Starting from scratch
How does a traditional forest products company establish a state-of-the-art production facility with an entirely new organisation – and all in a former Eastern Bloc country?
Mercuri Urval’s co-operation with Stora Enso shows that building an organisation from scratch is not simply about recruitment. It’s all about defining recruitment needs based on local knowledge and a sound business understanding, as well as selecting people with the right personality and attitudes.
Stora Enso is a global paper, packaging and forest products company producing newsprint and book paper, magazine paper, fine paper, consumer board, industrial packaging and wood products. The company’s sales totalled 11 billion euros in 2008. The group employs some 29,000 people in more than 35 countries worldwide.
In the early nineties – before Enso joined forces with Sweden’s Stora in 1998 – recycled paper emerged as a cheap alternative to wood pulp for the manufacture of newsprint paper. This made proximity to densely populated areas more advantageous than the firm’s more traditional paper manufacturing locations in forested, but remote parts of Finland. Shipping heavy paper rolls all the way to European markets was eating up already dwindling margins.
Determined to meet the challenges head-on, Enso decided to open its first production facility outside Finland. The firm looked to the newly re-united Germany, a big market with a large population, producing huge amounts of waste paper.
The federal government offered great incentives for companies to invest in the underdeveloped former East Germany. Furthermore, the region had a surplus of well-educated engineers and technicians who had lost their jobs when Soviet-style factories failed to perform in the new, competitive environment.
On the other hand, the previously socialist eastern Germany had a deficit of business and management professionals and a workforce whose culture and mentality was shaped during decades of operating in a planned economy.
Unfamiliar with the local conditions, Enso decided to hire a German Human Resources Manager and task that person with recruiting 420 employees, following the blueprint of the traditional hierarchy of the firm’s Finnish organisation.
Several recruitment companies submitted offers in a bidding contest, after which Mercuri Urval won the contract.
Mercuri Urval’s proposed solution
Albert Nussbaum, the business consultant representing Mercuri Urval, had substantial experience from the automotive industry but knew nothing about forestry and paper manufacturing. His bid was by far the most expensive in the contest and his approach to solving problems was different from that envisaged by Stora Enso. However, he convinced the company’s management that Mercuri Urval’s set of solutions would be the most effective.
Inspired by modern, highly competitive German car manufacturers, Nussbaum proposed a smaller, leaner, less hierarchical organisation with an emphasis on flexibility and high skill levels.
He suggested that, initially, the management team should comprise people from the former West Germany, and that local personnel from the old East Germany should be trained and supervised by engineers with experience from the paper industry, supported by specialists in state-of-the-art manufacturing.

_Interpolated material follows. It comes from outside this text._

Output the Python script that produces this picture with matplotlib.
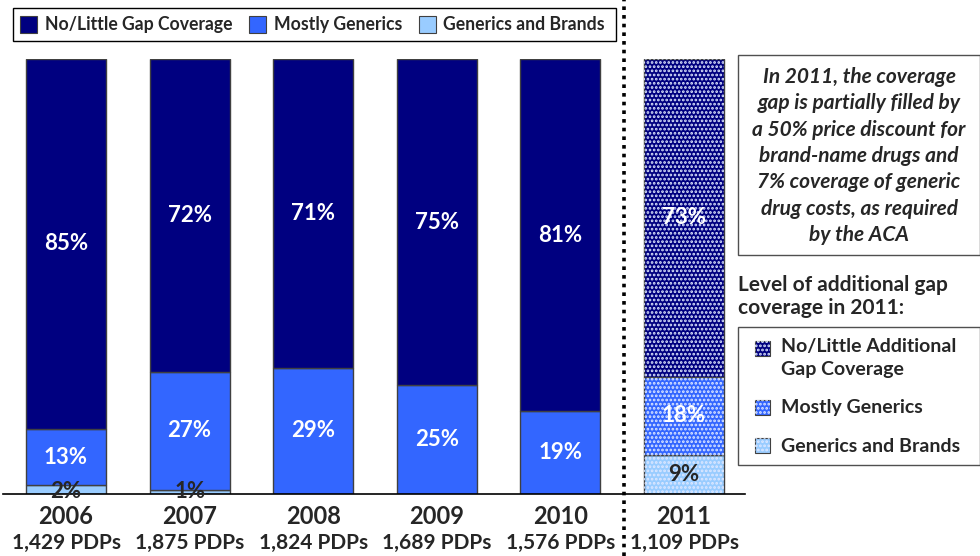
import matplotlib
matplotlib.use("Agg")
import matplotlib.pyplot as plt
from matplotlib.patches import Rectangle
from matplotlib.lines import Line2D

plt.rcParams["font.family"] = ["Lato", "DejaVu Sans"]
plt.rcParams["hatch.linewidth"] = 1.3

# ---- data -------------------------------------------------------------
years = ["2006", "2007", "2008", "2009", "2010", "2011"]
plan_counts = ["1,429 PDPs", "1,875 PDPs", "1,824 PDPs", "1,689 PDPs", "1,576 PDPs", "1,109 PDPs"]
generics_brands = [2, 1, 0, 0, 0, 9]
mostly_generics = [13, 27, 29, 25, 19, 18]
no_little = [85, 72, 71, 75, 81, 73]

series_names = ["No/Little Gap Coverage", "Mostly Generics", "Generics and Brands"]
series_names_2011 = ["No/Little Additional\nGap Coverage", "Mostly Generics", "Generics and Brands"]

note_text = ("In 2011, the coverage\ngap is partially filled by\na 50% price discount for\n"
             "brand-name drugs and\n7% coverage of generic\ndrug costs, as required\nby the ACA")
level_title = "Level of additional gap\ncoverage in 2011:"

# ---- style ------------------------------------------------------------
C_DARK = "#000080"
C_MID = "#3366FF"
C_LIGHT = "#99CCFF"
EDGE = "#404040"
TXT = "#262626"
HATCH = "#dfe8ff"

W, H = 980, 556
fig = plt.figure(figsize=(W / 100, H / 100), dpi=100)


def fx(px):
    return px / W


def fy(py):
    return 1 - py / H


# axes: x from 0 to 745 px, y from 59 (top, 100%) to 494 (baseline)
spacing = 123.6
c0 = 66
ax = fig.add_axes([fx(0), fy(494), fx(745), (494 - 59) / H])
ax.set_xlim(-c0 / spacing, (745 - c0) / spacing)
ax.set_ylim(0, 100)
ax.axis("off")
ax.axhline(0, color="black", lw=1.2, xmin=3 / 745, xmax=1, zorder=5, clip_on=False)

x = list(range(len(years)))
bw = 80 / spacing

bottoms_mid = generics_brands
bottoms_dark = [a + b for a, b in zip(generics_brands, mostly_generics)]

for i in x:
    hatched = (i == 5)
    segs = [(0, generics_brands[i], C_LIGHT), (bottoms_mid[i], mostly_generics[i], C_MID),
            (bottoms_dark[i], no_little[i], C_DARK)]
    for b, h, c in segs:
        if h <= 0:
            continue
        ax.bar(i, h, bottom=b, width=bw, color=c, edgecolor=EDGE, linewidth=1.0, zorder=2)
        if hatched:
            ax.bar(i, h, bottom=b, width=bw, color="none", edgecolor=HATCH,
                   linewidth=0, hatch="....", zorder=3)

    # value labels
    ax.text(i, bottoms_dark[i] + no_little[i] / 2, f"{no_little[i]}%", ha="center", va="center",
            color="white", fontsize=16, fontweight="bold", zorder=6)
    ax.text(i, bottoms_mid[i] + mostly_generics[i] / 2, f"{mostly_generics[i]}%", ha="center",
            va="center", color="white", fontsize=16, fontweight="bold", zorder=6)
    if generics_brands[i] > 0:
        y = generics_brands[i] / 2 if generics_brands[i] >= 5 else 0.6
        ax.text(i, y, f"{generics_brands[i]}%", ha="center", va="center",
                color=TXT, fontsize=16, fontweight="bold", zorder=6)

    # category labels
    ax.text(i, -2.5, years[i], ha="center", va="top", color=TXT, fontsize=17,
            fontweight="bold", clip_on=False)
    ax.text(i, -9.0, plan_counts[i], ha="center", va="top", color=TXT, fontsize=15,
            fontweight="bold", clip_on=False)

# dotted separator between historical and 2011 bars
fig.add_artist(Line2D([fx(624), fx(624)], [0, 1], color="black", lw=2.6,
                      linestyle=(0, (1, 1.4)), solid_capstyle="butt",
                      dash_capstyle="butt"))

# ---- top legend ---------------------------------------------------------
fig.add_artist(Rectangle((fx(13), fy(41)), fx(603), (41 - 8) / H, transform=fig.transFigure,
                         facecolor="white", edgecolor="black", lw=1.0))
leg_items = [(20, 45, C_DARK), (249, 274, C_MID), (419, 443, C_LIGHT)]
for (px, tx, c), name in zip(leg_items, series_names):
    fig.add_artist(Rectangle((fx(px), fy(33)), fx(17), 17 / H, transform=fig.transFigure,
                             facecolor=c, edgecolor=EDGE, lw=0.8))
    fig.text(fx(tx), fy(24.5), name, ha="left", va="center", fontsize=12.7, fontweight="bold",
             color=TXT)

# ---- explanatory note ---------------------------------------------------
fig.add_artist(Rectangle((fx(738), fy(255)), fx(242), (255 - 55) / H, transform=fig.transFigure,
                         facecolor="white", edgecolor="#505050", lw=1.0, clip_on=False))
fig.text(fx(859), fy(156), note_text, ha="center", va="center", fontsize=15,
         fontweight="bold", fontstyle="italic", color=TXT, linespacing=1.4)

fig.text(fx(738), fy(296.5), level_title, ha="left", va="center", fontsize=15,
         fontweight="bold", color=TXT, linespacing=1.2)

# ---- 2011 legend ---------------------------------------------------------
fig.add_artist(Rectangle((fx(738), fy(465)), fx(242), (465 - 327) / H, transform=fig.transFigure,
                         facecolor="white", edgecolor="#505050", lw=1.0))
leg2 = [(349, 358, C_DARK), (408, 408, C_MID), (446, 446, C_LIGHT)]
for (py, ty, c), name in zip(leg2, series_names_2011):
    fig.add_artist(Rectangle((fx(755), fy(py + 7)), fx(15), 15 / H, transform=fig.transFigure,
                             facecolor=c, edgecolor=EDGE, lw=0.8))
    fig.add_artist(Rectangle((fx(755), fy(py + 7)), fx(15), 15 / H, transform=fig.transFigure,
                             facecolor="none", edgecolor=HATCH, lw=0, hatch="...."))
    fig.text(fx(781), fy(ty), name, ha="left", va="center", fontsize=14, fontweight="bold",
             color=TXT, linespacing=1.45)

fig.savefig("out.png", dpi=100)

Attracting local applicants would be easy; Enso offered great professional and career opportunities, so the real challenge would be to select the right people.
Seeing the bigger picture
Mercuri Urval always looks beyond routine résumés when comparing applicants, but in the case of local candidates for jobs with Enso, a more wide-ranging approach was essential. Mercuri Urval placed an emphasis on personality, attitude and ability to communicate, when assessing potential recruits.
The final candidates for technical positions were very well educated, but often inexperienced. Their intensive training required them to be open to the new concepts and know-how provided by specialists, as well as to the modern organisational ideas from the management team.
The new organisation needed to be horizontal, with responsibility placed as far down in the flat hierarchy as possible. Teams had to be flexible, made up of professionals who could perform several tasks, thus being able to adapt to the fast-changing needs of the operation.
Mercuri Urval selected candidates who would enjoy working and performing in this environment.
How Stora Enso became a market leader
Totalling DEM 750 million (approximately 400 million euros), Enso’s production facility was one of the largest investments by a company in eastern Germany at the time. The stakes were high and the risks great. But the new production facility in Saxony turned out not only to be Stora Enso’s most successful factory, but also a market leader within its sector. The adoption of Mercuri Urval’s recruitment and restructuring plans has played an important role in this success.
Instead of hiring and training 420 people one year ahead of the launch, as the client had originally planned, some 320 people were recruited and trained in stages, starting with the management team.
Mercuri Urval worked in close co-operation with Enso during the first two years of this German venture, and is still providing assistance to this day. Stora Enso is one of Mercuri Urval’s largest accounts worldwide.
A calculation of the return on investment revealed that the additional cost of Mercuri Urval’s involvement has yielded substantial overall gains for Stora Enso – and the process undertaken here has become a reference case for Stora Enso when launching greenfield projects.